::: DATA LINES
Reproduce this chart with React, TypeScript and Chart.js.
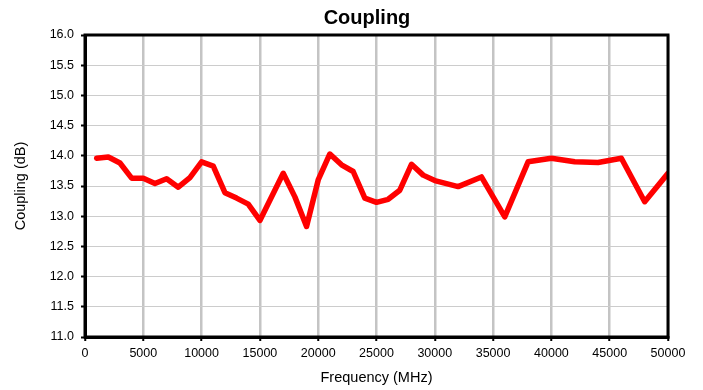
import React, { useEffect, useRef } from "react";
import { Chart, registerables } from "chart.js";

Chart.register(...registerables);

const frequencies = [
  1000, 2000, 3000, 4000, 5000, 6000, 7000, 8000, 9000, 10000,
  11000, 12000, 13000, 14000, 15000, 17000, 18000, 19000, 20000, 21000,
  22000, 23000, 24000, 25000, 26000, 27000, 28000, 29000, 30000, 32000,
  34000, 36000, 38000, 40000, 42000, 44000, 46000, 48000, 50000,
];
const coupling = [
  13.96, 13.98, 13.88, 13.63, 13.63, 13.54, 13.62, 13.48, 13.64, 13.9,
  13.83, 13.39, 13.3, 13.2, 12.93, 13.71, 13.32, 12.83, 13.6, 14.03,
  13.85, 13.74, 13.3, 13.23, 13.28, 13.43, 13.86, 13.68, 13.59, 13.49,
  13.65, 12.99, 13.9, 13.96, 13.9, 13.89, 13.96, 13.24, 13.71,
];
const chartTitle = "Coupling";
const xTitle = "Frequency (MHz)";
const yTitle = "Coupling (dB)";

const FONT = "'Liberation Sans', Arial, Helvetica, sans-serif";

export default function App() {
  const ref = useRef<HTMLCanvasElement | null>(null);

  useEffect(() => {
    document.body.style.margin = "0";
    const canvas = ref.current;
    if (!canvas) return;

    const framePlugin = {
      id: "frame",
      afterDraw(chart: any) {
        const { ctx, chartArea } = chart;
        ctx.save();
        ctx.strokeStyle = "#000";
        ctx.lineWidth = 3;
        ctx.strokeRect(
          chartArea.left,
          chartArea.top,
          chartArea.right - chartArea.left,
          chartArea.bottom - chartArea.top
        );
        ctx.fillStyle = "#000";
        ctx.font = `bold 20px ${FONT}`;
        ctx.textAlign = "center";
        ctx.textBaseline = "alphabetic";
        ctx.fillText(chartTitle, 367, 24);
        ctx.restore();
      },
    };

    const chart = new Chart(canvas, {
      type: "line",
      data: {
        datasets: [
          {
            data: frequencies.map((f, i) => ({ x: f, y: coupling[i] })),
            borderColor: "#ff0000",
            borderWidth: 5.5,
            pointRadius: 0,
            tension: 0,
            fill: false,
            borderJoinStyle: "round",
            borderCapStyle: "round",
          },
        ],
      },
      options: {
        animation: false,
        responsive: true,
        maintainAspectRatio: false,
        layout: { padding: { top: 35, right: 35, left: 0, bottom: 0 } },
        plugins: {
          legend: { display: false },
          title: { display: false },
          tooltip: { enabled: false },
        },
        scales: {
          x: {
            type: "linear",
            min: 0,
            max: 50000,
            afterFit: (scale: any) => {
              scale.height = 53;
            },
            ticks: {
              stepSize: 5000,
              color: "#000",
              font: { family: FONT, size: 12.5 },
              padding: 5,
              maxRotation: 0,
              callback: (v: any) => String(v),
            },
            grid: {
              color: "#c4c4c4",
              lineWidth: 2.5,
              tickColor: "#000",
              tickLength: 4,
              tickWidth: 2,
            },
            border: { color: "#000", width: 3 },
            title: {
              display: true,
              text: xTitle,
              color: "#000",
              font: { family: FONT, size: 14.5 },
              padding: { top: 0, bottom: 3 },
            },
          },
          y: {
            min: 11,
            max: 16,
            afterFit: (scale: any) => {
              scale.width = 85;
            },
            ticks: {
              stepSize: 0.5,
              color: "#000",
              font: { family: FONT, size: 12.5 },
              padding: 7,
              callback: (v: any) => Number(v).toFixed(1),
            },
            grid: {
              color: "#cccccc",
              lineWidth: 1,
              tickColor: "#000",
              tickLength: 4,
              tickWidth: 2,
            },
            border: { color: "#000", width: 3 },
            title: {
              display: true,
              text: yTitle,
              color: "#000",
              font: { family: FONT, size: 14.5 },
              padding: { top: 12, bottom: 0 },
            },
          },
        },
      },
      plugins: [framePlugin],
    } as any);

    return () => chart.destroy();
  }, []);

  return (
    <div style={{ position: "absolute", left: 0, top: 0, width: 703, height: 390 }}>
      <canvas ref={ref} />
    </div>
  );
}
::::::
Up to and including the line containing "Chart.register(...registerables);", repeat every line from the start of the data, but none of the pictures.

Reproduce this chart with React, TypeScript and Chart.js.
import React, { useEffect, useRef } from "react";
import { Chart, registerables } from "chart.js";

Chart.register(...registerables);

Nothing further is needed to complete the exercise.